- [Task to complete] Write out the opening lines of the data word for word, up to and including the line with "0.043, 0.0443, 0.0443]", and leave every picture and every later line out.
========
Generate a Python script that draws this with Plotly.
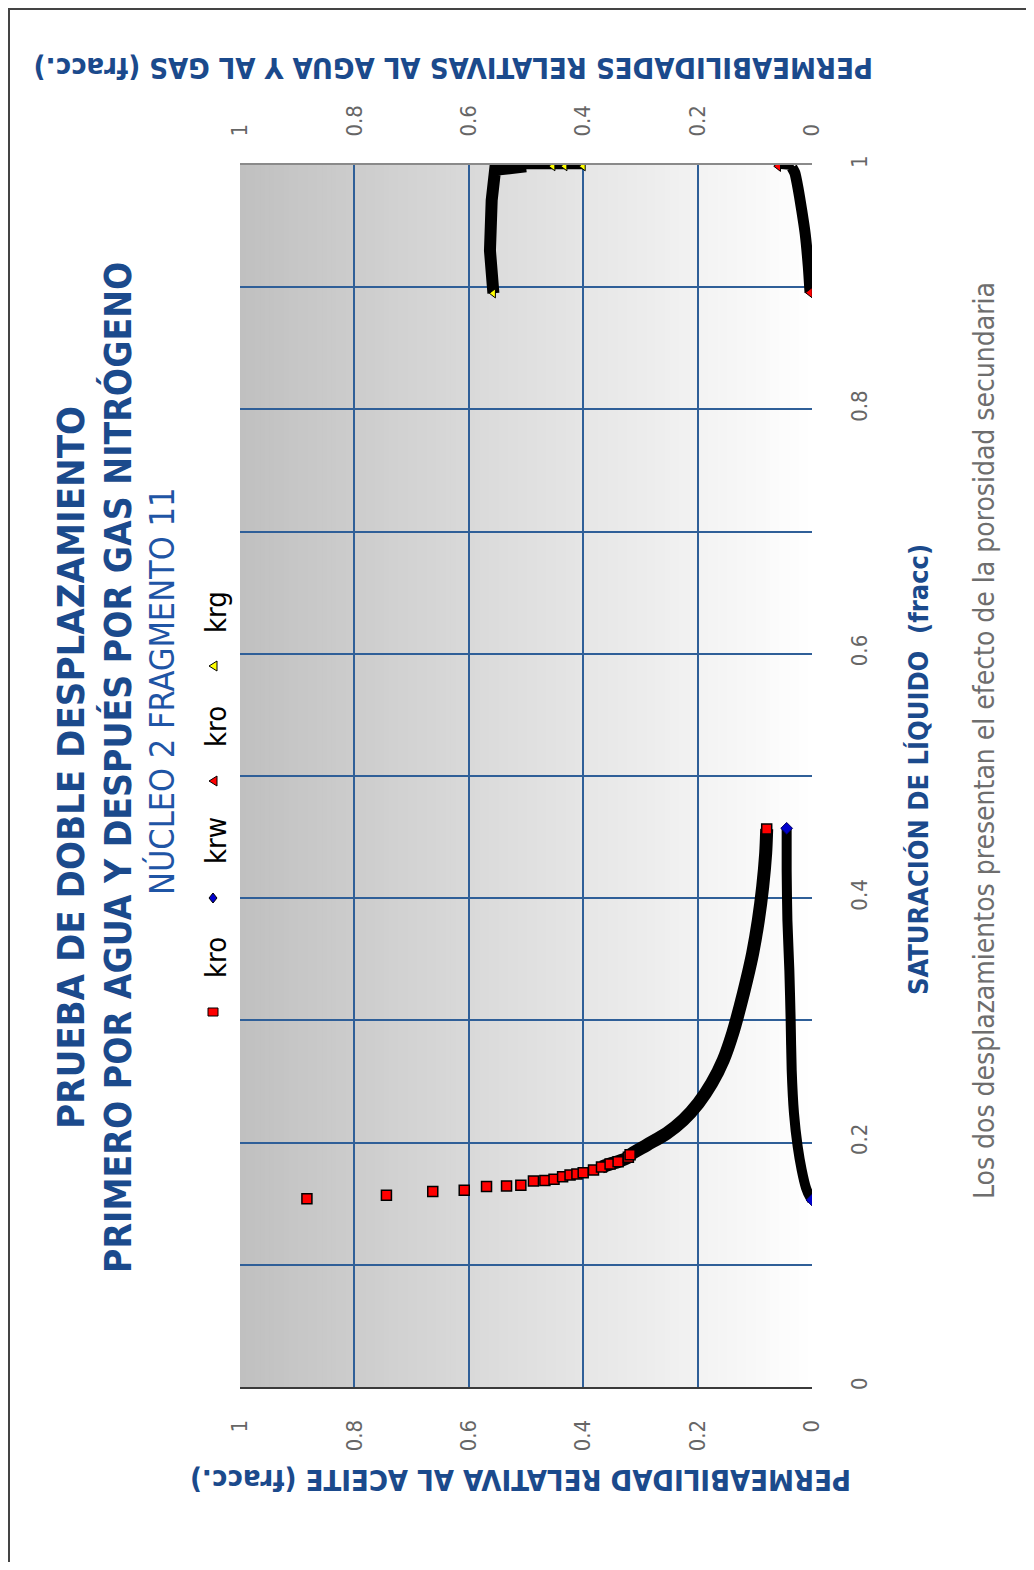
import plotly.graph_objects as go

# ---------------- DATA ----------------
# First displacement (water): liquid saturation vs kro (red squares)
kro1_sl = [0.154, 0.157, 0.160, 0.161, 0.164, 0.1645, 0.165, 0.1686, 0.169, 0.170,
           0.172, 0.1735, 0.1743, 0.1754, 0.1776, 0.180, 0.1825, 0.1844, 0.188, 0.190,
           0.198, 0.2076, 0.2185, 0.2322, 0.2485, 0.2676, 0.2894, 0.311, 0.333, 0.355,
           0.382, 0.4094, 0.4367, 0.4566]
kro1_k = [0.883, 0.744, 0.663, 0.608, 0.569, 0.534, 0.509, 0.487, 0.467, 0.451,
          0.436, 0.423, 0.411, 0.400, 0.382, 0.368, 0.353, 0.339, 0.321, 0.318,
          0.289, 0.254, 0.225, 0.1987, 0.1754, 0.155, 0.1387, 0.1259, 0.1142, 0.1037,
          0.0938, 0.0862, 0.081, 0.0792]

# krw (blue diamonds)
krw_sl = [0.153, 0.1555, 0.163, 0.1776, 0.1967, 0.224, 0.2594, 0.300, 0.341, 0.382, 0.423, 0.4572]
krw_k = [0.0, 0.0035, 0.0105, 0.018, 0.025, 0.0315, 0.0355, 0.0373, 0.0396, 0.043, 0.0443, 0.0443]

# Second displacement (nitrogen): kro (red triangles)
kro2_sl = [0.8955, 0.917, 0.944, 0.963, 0.980, 0.9935, 0.998, 0.999]
kro2_k = [0.0035, 0.0065, 0.012, 0.018, 0.024, 0.030, 0.035, 0.059]

# krg (yellow triangles)
krg_sl = [0.895, 0.930, 0.971, 0.996, 0.999, 0.999, 0.999, 0.999]
krg_k = [0.557, 0.563, 0.560, 0.554, 0.500, 0.453, 0.432, 0.400]

tick_vals = [0, 0.2, 0.4, 0.6, 0.8, 1]
tick_text = ["0", "0.2", "0.4", "0.6", "0.8", "1"]

# ---------------- STYLE ----------------
OFF = 8                                   # page body margin
W, H = 1034 - 2 * OFF, 1570 - 2 * OFF
L, R, T, B = 240, 812, 165, 1387          # plot area in page pixels
FONT = "DejaVu Sans Condensed, Liberation Sans Narrow, Arial Narrow, Liberation Sans, sans-serif"
BLUE_T = "#1b4a8c"
GRID = "#2f5f98"


def P(px, py):
    return (px - L) / (R - L), (B - py) / (B - T)


fig = go.Figure()

# kro (1st) dense band then markers
DENSE = 15
fig.add_trace(go.Scatter(x=kro1_k[DENSE:], y=kro1_sl[DENSE:], mode="lines",
                         line=dict(color="black", width=13, shape="spline", smoothing=0.8),
                         xaxis="x", yaxis="y", hoverinfo="skip"))
fig.add_trace(go.Scatter(x=kro1_k[:DENSE + 5] + kro1_k[-1:], y=kro1_sl[:DENSE + 5] + kro1_sl[-1:],
                         mode="markers", name="kro",
                         marker=dict(symbol="square", color="#ff0000", size=10,
                                     line=dict(color="black", width=1.5)),
                         xaxis="x", yaxis="y"))

# krw
fig.add_trace(go.Scatter(x=krw_k, y=krw_sl, mode="lines",
                         line=dict(color="black", width=10, shape="spline", smoothing=0.6),
                         xaxis="x2", yaxis="y", hoverinfo="skip"))
fig.add_trace(go.Scatter(x=[krw_k[0], krw_k[-1]], y=[krw_sl[0], krw_sl[-1]], mode="markers",
                         name="krw", marker=dict(symbol="diamond", color="#0000cc", size=9,
                                                 line=dict(color="#000066", width=1)),
                         xaxis="x2", yaxis="y"))

# kro (2nd)
fig.add_trace(go.Scatter(x=kro2_k[:-1], y=kro2_sl[:-1], mode="lines",
                         line=dict(color="black", width=11, shape="spline", smoothing=0.6),
                         xaxis="x", yaxis="y", hoverinfo="skip"))
fig.add_trace(go.Scatter(x=kro2_k[-3:], y=kro2_sl[-3:], mode="lines",
                         line=dict(color="black", width=5),
                         xaxis="x", yaxis="y", hoverinfo="skip"))
fig.add_trace(go.Scatter(x=[kro2_k[0], kro2_k[-1]], y=[kro2_sl[0], kro2_sl[-1]], mode="markers",
                         name="kro", marker=dict(symbol="triangle-left", color="#ff0000", size=9,
                                                 line=dict(color="black", width=1)),
                         xaxis="x", yaxis="y"))

# krg
fig.add_trace(go.Scatter(x=krg_k[:5], y=krg_sl[:5], mode="lines",
                         line=dict(color="black", width=12), xaxis="x2", yaxis="y",
                         hoverinfo="skip"))
fig.add_trace(go.Scatter(x=krg_k[3:], y=krg_sl[3:], mode="lines",
                         line=dict(color="black", width=6), xaxis="x2", yaxis="y",
                         hoverinfo="skip"))
fig.add_trace(go.Scatter(x=[krg_k[0]] + krg_k[5:], y=[krg_sl[0]] + krg_sl[5:], mode="markers",
                         name="krg", marker=dict(symbol="triangle-left", color="#ffff00", size=8,
                                                 line=dict(color="black", width=1)),
                         xaxis="x2", yaxis="y"))

shapes = []
# background gradient (grey at k=1 -> white at k=0)
N = 120
for i in range(N):
    k0 = i / N
    k1 = (i + 1) / N
    g = int(round(255 - 63 * (k0 + k1) / 2))
    shapes.append(dict(type="rect", xref="x", yref="y domain", x0=k0 - 0.002, x1=k1 + 0.002, y0=0, y1=1,
                       fillcolor=f"rgb({g},{g},{g})", line=dict(width=0), layer="below"))
# outer figure frame (only top/left visible)
fx0, fy0 = P(9, 1640)
fx1, fy1 = P(1080, 9)
shapes.append(dict(type="rect", xref="paper", yref="paper", x0=fx0, x1=fx1, y0=fy0, y1=fy1,
                   line=dict(color="#444444", width=2), fillcolor="rgba(0,0,0,0)", layer="below"))

# legend symbols (drawn as shapes, pixel sized)
lx = P(213, 0)[0]
leg_items = [(1012, "sq", "#ff0000", "kro"), (898, "di", "#0000cc", "krw"),
             (781, "tr", "#ff0000", "kro"), (666, "tr", "#ffff00", "krg")]
label_y = {1012: 958, 898: 841, 781: 727, 666: 612}
for py, kind, col, lab in leg_items:
    ya = P(0, py)[1]
    if kind == "sq":
        path = "M-5,-4 L5,-4 L5,4 L-5,4 Z"
    elif kind == "di":
        path = "M0,-5 L4,0 L0,5 L-4,0 Z"
    else:
        path = "M-4,0 L4,-5 L4,5 Z"
    shapes.append(dict(type="path", xref="paper", yref="paper", xsizemode="pixel", ysizemode="pixel",
                       xanchor=lx, yanchor=ya, path=path, fillcolor=col,
                       line=dict(color="black", width=1)))

annotations = []


def ann(px, py, text, size, color, angle=-90, bold=False, family=FONT):
    x, y = P(px, py)
    annotations.append(dict(x=x, y=y, xref="paper", yref="paper", text=(f"<b>{text}</b>" if bold else text),
                            showarrow=False, textangle=angle, xanchor="center", yanchor="middle",
                            font=dict(size=size, color=color, family=family)))


ann(71, 768, "PRUEBA DE DOBLE DESPLAZAMIENTO", 38, BLUE_T, bold=True)
ann(118, 768, "PRIMERO POR AGUA Y DESPUÉS POR GAS NITRÓGENO", 37, BLUE_T, bold=True)
ann(162, 692, "NÚCLEO 2 FRAGMENTO 11", 34, "#1f55a5")
for py, kind, col, lab in leg_items:
    ann(216, label_y[py], lab, 29, "black")
ann(918, 770, "SATURACIÓN DE LÍQUIDO  (fracc)", 27, BLUE_T, bold=True)
ann(985, 741, "Los dos desplazamientos presentan el efecto de la porosidad secundaria", 28, "#6e6e6e")
ann(521, 1480, "PERMEABILIDAD RELATIVA AL ACEITE (fracc.)", 29, BLUE_T, angle=180, bold=True)
ann(454, 68, "PERMEABILIDADES RELATIVAS AL AGUA Y AL GAS (fracc.)", 29, BLUE_T, angle=180, bold=True)

tickfont = dict(size=22, color="#666666", family=FONT)

fig.update_layout(
    width=W, height=H,
    margin=dict(l=L - OFF, r=W - (R - OFF), t=T - OFF, b=H - (B - OFF), pad=0),
    paper_bgcolor="white", plot_bgcolor="rgba(0,0,0,0)",
    showlegend=False,
    xaxis=dict(range=[1, 0], tickvals=tick_vals, ticktext=tick_text, tickangle=-90,
               showgrid=True, gridcolor=GRID, gridwidth=2, zeroline=False,
               showline=True, linecolor="#3a3a3a", linewidth=2, ticks="",
               tickfont=tickfont, layer="below traces", ticklabelstandoff=22),
    xaxis2=dict(range=[1, 0], overlaying="x", side="top", tickvals=tick_vals, ticktext=tick_text,
                tickangle=-90, showgrid=False, zeroline=False, showline=True,
                linecolor="#8a8a8a", linewidth=2, ticks="", tickfont=tickfont,
                layer="below traces", ticklabelstandoff=22),
    yaxis=dict(range=[0, 1], side="right", tickvals=tick_vals, ticktext=tick_text, tickangle=-90,
               showgrid=True, gridcolor=GRID, gridwidth=2, zeroline=False,
               minor=dict(dtick=0.1, showgrid=True, gridcolor=GRID, gridwidth=2, ticks=""),
               showline=False, ticks="", tickfont=tickfont, ticklabelstandoff=32),
    shapes=shapes,
    annotations=annotations,
)

fig.write_html("out.html")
========
- [Answer to this problem]
Generate a Python script that draws this with Plotly.
import plotly.graph_objects as go

# ---------------- DATA ----------------
# First displacement (water): liquid saturation vs kro (red squares)
kro1_sl = [0.154, 0.157, 0.160, 0.161, 0.164, 0.1645, 0.165, 0.1686, 0.169, 0.170,
           0.172, 0.1735, 0.1743, 0.1754, 0.1776, 0.180, 0.1825, 0.1844, 0.188, 0.190,
           0.198, 0.2076, 0.2185, 0.2322, 0.2485, 0.2676, 0.2894, 0.311, 0.333, 0.355,
           0.382, 0.4094, 0.4367, 0.4566]
kro1_k = [0.883, 0.744, 0.663, 0.608, 0.569, 0.534, 0.509, 0.487, 0.467, 0.451,
          0.436, 0.423, 0.411, 0.400, 0.382, 0.368, 0.353, 0.339, 0.321, 0.318,
          0.289, 0.254, 0.225, 0.1987, 0.1754, 0.155, 0.1387, 0.1259, 0.1142, 0.1037,
          0.0938, 0.0862, 0.081, 0.0792]

# krw (blue diamonds)
krw_sl = [0.153, 0.1555, 0.163, 0.1776, 0.1967, 0.224, 0.2594, 0.300, 0.341, 0.382, 0.423, 0.4572]
krw_k = [0.0, 0.0035, 0.0105, 0.018, 0.025, 0.0315, 0.0355, 0.0373, 0.0396, 0.043, 0.0443, 0.0443]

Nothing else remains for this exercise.